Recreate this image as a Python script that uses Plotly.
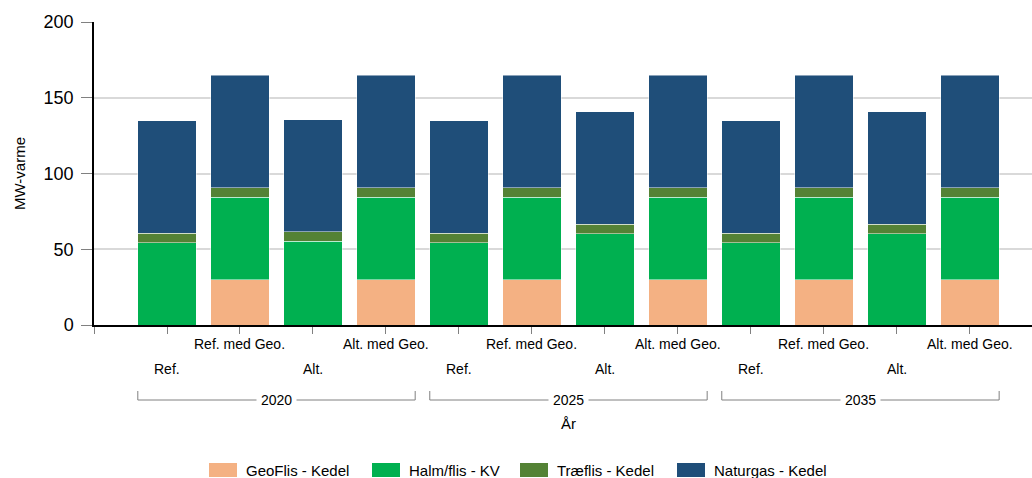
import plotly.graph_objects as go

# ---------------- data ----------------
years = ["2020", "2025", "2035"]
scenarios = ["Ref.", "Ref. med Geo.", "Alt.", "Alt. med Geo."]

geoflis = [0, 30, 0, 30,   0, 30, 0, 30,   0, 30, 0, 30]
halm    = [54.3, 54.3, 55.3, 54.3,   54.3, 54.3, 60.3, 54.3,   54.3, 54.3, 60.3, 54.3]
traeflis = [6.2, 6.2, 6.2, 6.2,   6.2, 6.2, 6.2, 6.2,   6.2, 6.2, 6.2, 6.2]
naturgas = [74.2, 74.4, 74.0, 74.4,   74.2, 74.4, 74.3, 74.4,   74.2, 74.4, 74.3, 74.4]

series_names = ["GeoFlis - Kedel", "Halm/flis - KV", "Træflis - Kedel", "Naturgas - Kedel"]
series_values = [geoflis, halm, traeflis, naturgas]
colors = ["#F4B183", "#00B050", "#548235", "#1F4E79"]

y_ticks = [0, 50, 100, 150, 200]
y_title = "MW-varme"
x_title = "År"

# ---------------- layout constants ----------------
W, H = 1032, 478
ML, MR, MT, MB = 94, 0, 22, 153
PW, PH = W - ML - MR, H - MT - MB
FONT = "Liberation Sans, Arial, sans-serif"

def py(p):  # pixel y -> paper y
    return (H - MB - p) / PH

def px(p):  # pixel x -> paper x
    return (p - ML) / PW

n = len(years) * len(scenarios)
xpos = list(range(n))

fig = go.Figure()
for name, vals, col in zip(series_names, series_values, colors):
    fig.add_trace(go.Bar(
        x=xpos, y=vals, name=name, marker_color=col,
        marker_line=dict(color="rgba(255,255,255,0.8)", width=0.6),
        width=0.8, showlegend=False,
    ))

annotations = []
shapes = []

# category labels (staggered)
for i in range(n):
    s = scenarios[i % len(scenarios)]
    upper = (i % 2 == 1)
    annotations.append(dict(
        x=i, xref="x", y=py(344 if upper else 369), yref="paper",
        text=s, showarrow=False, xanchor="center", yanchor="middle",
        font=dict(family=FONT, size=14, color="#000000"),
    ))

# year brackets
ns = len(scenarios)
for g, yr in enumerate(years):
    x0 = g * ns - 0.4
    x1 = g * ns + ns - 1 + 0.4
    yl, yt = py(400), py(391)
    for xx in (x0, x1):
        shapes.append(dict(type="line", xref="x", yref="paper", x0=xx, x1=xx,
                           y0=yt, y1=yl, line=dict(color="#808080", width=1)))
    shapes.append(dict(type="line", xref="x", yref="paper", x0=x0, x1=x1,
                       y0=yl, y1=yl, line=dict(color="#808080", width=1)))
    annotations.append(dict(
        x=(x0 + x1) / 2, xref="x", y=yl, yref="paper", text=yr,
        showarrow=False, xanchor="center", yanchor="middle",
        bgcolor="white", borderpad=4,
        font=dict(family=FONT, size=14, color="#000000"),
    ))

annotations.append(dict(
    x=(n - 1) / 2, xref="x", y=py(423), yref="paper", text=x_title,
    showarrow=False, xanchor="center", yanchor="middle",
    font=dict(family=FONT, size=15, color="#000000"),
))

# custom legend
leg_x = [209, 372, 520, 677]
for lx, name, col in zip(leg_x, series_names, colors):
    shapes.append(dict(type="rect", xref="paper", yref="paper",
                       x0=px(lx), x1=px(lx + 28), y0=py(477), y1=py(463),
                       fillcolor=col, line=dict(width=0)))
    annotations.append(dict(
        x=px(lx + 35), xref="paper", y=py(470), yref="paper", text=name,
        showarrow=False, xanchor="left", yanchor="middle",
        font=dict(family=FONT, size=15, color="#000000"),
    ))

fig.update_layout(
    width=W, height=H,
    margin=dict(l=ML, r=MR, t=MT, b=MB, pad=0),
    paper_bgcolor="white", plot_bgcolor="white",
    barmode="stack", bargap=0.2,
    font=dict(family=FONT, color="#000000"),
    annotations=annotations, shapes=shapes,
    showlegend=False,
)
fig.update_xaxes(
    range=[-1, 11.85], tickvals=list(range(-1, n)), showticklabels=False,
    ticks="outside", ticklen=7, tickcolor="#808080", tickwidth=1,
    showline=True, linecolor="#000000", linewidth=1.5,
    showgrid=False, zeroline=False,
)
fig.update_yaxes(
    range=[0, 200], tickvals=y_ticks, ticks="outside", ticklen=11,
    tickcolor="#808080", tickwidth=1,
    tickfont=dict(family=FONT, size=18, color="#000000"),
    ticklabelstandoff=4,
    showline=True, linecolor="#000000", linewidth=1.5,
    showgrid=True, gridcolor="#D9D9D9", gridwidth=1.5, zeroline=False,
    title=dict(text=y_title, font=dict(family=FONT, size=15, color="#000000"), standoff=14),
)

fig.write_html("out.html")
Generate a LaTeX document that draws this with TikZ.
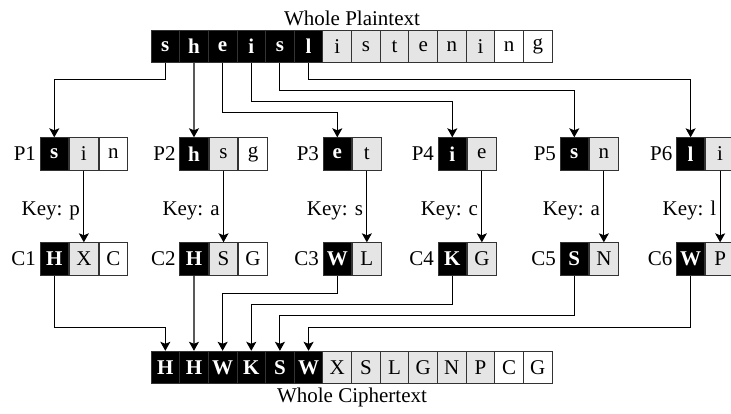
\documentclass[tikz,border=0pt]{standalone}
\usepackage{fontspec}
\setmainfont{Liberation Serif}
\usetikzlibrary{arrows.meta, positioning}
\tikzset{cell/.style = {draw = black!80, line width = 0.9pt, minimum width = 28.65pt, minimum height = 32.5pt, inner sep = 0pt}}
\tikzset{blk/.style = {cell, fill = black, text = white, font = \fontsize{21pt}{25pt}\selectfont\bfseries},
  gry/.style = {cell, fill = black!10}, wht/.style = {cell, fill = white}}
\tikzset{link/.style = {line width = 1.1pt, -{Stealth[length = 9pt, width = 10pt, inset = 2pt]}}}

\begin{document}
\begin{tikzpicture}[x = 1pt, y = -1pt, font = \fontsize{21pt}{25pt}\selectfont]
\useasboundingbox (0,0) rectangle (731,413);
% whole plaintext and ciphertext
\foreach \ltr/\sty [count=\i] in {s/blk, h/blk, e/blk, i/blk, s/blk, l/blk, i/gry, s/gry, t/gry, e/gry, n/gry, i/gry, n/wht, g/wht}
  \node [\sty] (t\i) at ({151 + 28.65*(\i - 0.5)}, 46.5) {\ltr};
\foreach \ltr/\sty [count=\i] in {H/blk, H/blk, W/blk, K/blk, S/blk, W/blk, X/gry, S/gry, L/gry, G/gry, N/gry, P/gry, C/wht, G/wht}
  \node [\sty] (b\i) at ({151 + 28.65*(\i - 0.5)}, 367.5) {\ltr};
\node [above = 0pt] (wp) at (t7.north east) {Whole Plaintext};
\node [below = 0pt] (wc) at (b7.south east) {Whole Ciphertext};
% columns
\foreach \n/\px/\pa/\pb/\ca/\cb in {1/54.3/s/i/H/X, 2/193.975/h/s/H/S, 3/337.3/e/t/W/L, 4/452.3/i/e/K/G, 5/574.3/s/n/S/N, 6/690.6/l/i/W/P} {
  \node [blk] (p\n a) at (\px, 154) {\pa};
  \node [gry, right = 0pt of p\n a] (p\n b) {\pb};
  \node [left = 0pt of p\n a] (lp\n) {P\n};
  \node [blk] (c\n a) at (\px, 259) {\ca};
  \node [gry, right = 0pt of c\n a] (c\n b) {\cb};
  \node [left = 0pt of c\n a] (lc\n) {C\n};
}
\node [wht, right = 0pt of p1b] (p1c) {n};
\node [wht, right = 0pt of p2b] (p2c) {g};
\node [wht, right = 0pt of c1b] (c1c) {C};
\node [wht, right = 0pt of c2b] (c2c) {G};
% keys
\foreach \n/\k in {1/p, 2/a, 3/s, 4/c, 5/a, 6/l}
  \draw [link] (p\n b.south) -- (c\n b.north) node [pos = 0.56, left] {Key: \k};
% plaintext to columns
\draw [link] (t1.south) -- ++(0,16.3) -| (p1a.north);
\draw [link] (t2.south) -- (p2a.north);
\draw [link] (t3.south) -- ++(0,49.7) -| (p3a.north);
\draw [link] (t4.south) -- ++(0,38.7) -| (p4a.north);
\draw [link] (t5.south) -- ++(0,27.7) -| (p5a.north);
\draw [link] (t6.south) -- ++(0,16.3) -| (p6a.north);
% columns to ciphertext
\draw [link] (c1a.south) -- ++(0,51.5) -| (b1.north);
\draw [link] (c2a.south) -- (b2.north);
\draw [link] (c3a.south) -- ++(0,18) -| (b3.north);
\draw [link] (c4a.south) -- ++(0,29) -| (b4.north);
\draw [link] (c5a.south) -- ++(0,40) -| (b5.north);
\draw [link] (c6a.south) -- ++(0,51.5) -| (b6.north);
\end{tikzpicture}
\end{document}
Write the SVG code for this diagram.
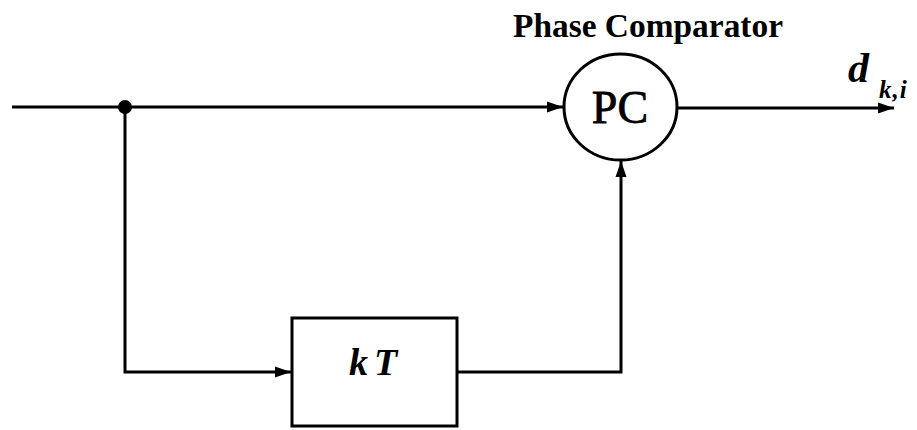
● ● ● ● ●
Return every line above that contains the word "this".

> _RESPONSE_
Recreate this image as a Python script that uses Plotly.
Generate a LaTeX document that draws this with TikZ.
Write the SVG code for this diagram.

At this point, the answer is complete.